**SET EXERCISE**.
In the records below, find each line containing the word "this" and copy it.

Stored data entries:
++++++++++
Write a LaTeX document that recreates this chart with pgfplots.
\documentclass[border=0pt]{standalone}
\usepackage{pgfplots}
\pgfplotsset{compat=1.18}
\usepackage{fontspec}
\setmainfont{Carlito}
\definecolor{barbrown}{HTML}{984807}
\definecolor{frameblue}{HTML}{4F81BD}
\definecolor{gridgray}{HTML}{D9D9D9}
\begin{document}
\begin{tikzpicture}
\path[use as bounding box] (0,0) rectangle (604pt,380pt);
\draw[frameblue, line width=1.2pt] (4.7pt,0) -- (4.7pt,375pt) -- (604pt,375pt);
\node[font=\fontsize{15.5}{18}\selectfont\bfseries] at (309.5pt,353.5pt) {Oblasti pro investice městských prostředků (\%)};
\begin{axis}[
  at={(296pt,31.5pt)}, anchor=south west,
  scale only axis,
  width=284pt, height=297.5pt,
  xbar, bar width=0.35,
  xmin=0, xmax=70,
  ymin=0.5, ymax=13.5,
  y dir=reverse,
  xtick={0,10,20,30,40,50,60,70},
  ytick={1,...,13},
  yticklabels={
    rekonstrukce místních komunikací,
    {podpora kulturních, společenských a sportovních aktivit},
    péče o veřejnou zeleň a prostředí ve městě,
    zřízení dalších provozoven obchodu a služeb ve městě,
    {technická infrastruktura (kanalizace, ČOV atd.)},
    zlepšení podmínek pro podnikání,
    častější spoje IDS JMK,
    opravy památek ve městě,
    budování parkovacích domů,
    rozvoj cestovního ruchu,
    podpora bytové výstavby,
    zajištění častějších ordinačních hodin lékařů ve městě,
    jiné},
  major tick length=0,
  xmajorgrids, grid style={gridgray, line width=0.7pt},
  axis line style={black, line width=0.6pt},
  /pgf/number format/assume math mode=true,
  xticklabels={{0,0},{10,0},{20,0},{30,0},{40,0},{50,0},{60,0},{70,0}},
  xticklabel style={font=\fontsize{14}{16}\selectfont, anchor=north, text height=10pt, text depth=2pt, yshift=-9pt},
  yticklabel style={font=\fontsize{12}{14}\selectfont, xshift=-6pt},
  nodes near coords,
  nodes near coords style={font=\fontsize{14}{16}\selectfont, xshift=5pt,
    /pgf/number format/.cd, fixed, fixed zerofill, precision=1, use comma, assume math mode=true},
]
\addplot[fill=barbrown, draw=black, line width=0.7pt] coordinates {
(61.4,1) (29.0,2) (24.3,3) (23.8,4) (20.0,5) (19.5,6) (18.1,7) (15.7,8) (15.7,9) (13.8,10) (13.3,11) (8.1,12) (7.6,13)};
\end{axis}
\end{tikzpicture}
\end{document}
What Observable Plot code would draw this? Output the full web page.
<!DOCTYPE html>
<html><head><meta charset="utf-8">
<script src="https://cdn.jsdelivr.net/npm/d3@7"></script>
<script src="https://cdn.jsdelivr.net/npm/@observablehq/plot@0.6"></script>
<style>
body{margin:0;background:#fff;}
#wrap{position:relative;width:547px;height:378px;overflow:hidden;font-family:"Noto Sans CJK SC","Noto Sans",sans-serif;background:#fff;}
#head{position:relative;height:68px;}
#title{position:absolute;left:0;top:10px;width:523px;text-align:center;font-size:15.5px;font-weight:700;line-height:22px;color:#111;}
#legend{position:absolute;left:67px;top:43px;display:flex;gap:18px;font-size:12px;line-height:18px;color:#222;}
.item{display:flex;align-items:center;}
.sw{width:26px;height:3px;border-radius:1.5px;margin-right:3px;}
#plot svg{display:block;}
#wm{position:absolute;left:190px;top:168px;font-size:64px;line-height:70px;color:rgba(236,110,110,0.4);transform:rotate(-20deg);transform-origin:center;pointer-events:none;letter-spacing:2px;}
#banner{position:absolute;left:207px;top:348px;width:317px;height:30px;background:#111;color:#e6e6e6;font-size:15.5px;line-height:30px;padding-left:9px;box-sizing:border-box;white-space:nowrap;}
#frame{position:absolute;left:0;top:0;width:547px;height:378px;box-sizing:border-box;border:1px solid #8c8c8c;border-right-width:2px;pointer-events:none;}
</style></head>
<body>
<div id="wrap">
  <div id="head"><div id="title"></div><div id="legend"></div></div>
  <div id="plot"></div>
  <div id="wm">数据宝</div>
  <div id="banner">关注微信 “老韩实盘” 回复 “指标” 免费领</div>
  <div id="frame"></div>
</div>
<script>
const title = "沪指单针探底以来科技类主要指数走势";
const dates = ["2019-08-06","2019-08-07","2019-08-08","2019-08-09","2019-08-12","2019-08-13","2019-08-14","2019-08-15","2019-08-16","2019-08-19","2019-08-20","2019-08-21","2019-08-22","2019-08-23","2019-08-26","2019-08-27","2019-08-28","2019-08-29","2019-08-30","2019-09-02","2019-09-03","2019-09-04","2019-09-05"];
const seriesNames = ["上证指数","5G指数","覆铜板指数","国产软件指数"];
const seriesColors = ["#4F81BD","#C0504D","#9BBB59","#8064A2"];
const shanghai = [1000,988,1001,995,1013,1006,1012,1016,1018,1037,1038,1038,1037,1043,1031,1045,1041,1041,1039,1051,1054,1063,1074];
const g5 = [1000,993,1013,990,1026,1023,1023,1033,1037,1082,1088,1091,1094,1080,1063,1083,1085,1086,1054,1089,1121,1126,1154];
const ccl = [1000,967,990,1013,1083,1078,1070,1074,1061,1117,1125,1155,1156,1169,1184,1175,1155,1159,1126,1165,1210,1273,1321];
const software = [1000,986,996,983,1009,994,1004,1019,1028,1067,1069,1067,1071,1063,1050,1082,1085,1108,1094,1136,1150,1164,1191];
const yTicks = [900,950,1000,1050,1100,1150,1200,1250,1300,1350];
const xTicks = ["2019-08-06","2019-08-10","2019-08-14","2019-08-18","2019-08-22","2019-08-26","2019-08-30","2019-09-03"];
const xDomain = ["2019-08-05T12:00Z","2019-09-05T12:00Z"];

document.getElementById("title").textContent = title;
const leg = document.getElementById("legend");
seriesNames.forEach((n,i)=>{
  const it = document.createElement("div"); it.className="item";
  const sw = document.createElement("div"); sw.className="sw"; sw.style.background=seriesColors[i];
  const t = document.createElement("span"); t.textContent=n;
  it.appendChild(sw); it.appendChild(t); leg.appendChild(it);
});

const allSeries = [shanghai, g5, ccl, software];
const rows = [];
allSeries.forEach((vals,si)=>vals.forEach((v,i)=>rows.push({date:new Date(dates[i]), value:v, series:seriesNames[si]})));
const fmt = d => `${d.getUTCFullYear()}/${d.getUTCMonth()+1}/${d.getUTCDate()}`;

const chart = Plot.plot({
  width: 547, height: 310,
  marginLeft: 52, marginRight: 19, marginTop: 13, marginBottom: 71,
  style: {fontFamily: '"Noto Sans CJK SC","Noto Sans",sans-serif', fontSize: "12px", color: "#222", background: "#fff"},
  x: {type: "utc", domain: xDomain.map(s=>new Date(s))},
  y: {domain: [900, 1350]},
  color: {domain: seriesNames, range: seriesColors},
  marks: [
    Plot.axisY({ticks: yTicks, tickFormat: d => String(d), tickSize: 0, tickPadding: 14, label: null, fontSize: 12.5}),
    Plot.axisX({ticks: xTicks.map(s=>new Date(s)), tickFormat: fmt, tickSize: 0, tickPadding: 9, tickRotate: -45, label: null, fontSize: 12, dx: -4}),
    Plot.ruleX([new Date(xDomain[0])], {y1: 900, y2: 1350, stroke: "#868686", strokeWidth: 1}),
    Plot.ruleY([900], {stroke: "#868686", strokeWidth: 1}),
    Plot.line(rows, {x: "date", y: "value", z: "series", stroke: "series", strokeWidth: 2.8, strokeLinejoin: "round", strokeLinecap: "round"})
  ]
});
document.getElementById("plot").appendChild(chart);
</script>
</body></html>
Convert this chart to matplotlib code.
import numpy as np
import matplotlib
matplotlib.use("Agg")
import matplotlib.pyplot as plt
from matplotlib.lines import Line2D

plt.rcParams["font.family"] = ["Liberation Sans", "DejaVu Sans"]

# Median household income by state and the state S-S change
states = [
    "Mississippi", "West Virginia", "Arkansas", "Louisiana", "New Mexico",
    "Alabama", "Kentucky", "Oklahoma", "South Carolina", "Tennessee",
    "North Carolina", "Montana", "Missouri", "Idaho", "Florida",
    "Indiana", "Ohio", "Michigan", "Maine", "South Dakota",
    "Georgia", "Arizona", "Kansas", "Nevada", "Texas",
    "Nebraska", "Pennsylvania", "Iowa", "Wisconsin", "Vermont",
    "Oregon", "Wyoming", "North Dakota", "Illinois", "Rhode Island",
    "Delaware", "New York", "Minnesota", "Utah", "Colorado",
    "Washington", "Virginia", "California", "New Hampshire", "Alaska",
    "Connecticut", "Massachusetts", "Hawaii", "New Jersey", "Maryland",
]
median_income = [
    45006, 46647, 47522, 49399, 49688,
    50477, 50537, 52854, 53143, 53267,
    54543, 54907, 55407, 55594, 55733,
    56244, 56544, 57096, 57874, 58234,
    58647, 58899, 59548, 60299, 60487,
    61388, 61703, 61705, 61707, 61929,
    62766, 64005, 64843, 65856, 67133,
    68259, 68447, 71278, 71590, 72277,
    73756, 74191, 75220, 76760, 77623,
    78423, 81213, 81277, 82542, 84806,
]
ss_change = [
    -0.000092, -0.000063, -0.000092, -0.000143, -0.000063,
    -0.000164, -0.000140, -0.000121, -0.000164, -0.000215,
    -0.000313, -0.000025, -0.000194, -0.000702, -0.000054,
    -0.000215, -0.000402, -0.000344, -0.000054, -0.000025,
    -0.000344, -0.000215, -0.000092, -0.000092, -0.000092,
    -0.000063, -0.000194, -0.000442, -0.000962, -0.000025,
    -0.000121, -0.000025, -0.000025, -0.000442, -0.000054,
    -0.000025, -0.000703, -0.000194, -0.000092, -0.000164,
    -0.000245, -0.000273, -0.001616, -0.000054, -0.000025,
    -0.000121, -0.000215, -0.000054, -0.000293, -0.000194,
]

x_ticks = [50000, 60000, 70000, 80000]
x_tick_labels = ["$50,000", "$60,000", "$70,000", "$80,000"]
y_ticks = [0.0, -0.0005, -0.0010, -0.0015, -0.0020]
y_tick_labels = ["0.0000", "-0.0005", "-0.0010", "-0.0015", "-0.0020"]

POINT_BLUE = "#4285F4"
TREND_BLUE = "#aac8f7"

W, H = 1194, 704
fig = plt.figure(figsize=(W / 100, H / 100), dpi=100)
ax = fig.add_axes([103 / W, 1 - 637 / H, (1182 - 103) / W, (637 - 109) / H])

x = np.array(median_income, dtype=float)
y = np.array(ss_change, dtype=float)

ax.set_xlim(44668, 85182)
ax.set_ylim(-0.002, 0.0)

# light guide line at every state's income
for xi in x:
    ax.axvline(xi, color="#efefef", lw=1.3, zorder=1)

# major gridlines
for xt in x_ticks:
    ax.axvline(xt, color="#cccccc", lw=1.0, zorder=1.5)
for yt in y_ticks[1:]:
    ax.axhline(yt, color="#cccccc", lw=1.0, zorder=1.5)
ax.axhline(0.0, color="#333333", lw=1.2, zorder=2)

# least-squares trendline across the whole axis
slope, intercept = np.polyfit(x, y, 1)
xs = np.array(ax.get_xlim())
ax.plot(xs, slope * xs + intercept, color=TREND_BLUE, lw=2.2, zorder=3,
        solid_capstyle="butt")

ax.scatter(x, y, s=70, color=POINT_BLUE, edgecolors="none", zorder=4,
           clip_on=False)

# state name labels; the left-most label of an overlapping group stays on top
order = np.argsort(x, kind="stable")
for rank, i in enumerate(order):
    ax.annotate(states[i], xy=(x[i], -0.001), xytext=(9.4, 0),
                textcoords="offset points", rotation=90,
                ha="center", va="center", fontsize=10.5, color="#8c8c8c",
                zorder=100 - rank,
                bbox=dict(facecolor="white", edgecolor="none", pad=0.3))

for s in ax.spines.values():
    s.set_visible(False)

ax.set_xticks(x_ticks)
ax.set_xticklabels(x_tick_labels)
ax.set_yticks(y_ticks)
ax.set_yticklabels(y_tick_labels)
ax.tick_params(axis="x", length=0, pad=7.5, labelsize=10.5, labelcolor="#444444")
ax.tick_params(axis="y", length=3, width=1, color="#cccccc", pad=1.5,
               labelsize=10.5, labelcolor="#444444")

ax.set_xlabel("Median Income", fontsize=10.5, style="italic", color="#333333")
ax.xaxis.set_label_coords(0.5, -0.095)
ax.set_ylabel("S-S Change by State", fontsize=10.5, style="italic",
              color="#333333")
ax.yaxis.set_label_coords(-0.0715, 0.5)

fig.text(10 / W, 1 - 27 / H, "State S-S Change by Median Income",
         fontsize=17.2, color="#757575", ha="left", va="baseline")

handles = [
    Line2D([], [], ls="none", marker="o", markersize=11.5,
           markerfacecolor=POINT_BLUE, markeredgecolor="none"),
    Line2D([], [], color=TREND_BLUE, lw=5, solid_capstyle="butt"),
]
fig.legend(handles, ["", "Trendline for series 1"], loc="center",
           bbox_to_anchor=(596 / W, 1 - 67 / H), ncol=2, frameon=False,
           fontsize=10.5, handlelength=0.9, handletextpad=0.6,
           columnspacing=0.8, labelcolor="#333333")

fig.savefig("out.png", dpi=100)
++++++++++
**SOLUTION TO THE PROBLEM**.
Write a LaTeX document that recreates this chart with pgfplots.
What Observable Plot code would draw this? Output the full web page.
Convert this chart to matplotlib code.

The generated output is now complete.